Orgia na parafii w Dąbrowie Górniczej. Sprawą ks. Tomasza Z. zajmie się Watykan
Pod koniec sierpnia w Dąbrowie Górniczej na plebanii parafii NMP Anielskiej odbyła się orgia z udziałem księży. Jednym z uczestników był ks. Tomasz Z., były już redaktor naczelny czasopisma katolickiego. W seks-spotkaniu brała też udział męska prostytutka.
Interweniowała policja i służby medyczne, bo jeden z mężczyzn stracił przytomność, a prokuratura nadal bada sprawę. Diecezja sosnowiecka wydała w piątek nowy komunikat. Jak poinformowano, akta sprawy trafią do Stolicy Apostolskiej, która podejmie ostateczną decyzję wobec ks. Tomasza Z.

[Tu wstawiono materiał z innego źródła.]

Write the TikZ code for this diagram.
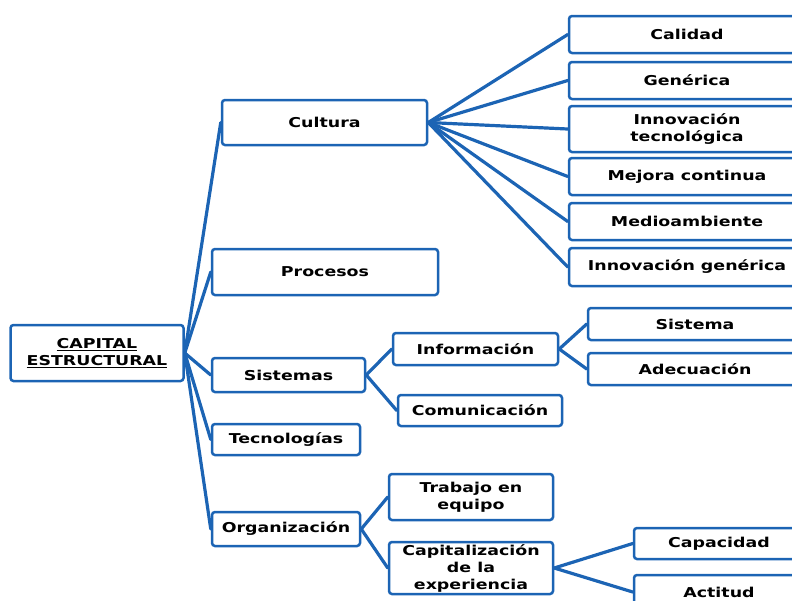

Sprawa orgii na parafii trafi do Watykanu
W komunikacie czytamy, że komisja zajmująca się sprawą przekazała to, co ustaliła, biskupowi Grzegorzowi Kaszakowi. Hierarcha na podstawie uzyskanych informacji podjął decyzję o wszczęciu "kościelnej procedury karnej". Zdecydował też, że zostanie ona przeprowadzona przez kościelny wymiar sprawiedliwości spoza diecezji.
"Fakty ustalone przez Komisję w oparciu o świadectwa przesłuchanych osób pozwoliły stwierdzić, że ks. Tomasz Z. wraz z dwiema innymi osobami świeckimi dopuścił się bardzo poważnego złamania norm moralnych, na co Kościół nie wyraża zgody i co zdecydowanie potępia" – napisano.
Jak dodano, ks. Tomasz Z. swoim postępowaniem "poważnie naruszył zobowiązania wynikające ze stanu duchownego, co może być uznane za przestępstwo w rozumieniu prawa kanonicznego".
Ks. Tomasz Z. zostanie wydalony ze stanu duchownego?
"Biorąc pod uwagę wielkie zgorszenie wśród wiernych, biskup sosnowiecki zdecydował o wszczęciu procesu karnego, na mocy którego można zastosować wobec duchownego najcięższe kary kościelne, w tym wydalenie ze stanu duchownego" – podano.
2 października biskup przekazał ks. Tomaszowi Z. dekret, w którym odwołał go ze wszystkich pełnionych funkcji i urzędów.
"Komisja wyjaśniająca zdarzenie, które miało miejsce w mieszkaniu ks. Tomasza Z., będzie dalej ze szczególną uwagą śledzić postępowanie prokuratorskie w tej sprawie. Wyniki tego dochodzenia zostaną włączone do materiału dowodowego strony kościelnej i będą uwzględnione w dalszych pracach Komisji" – podsumowano.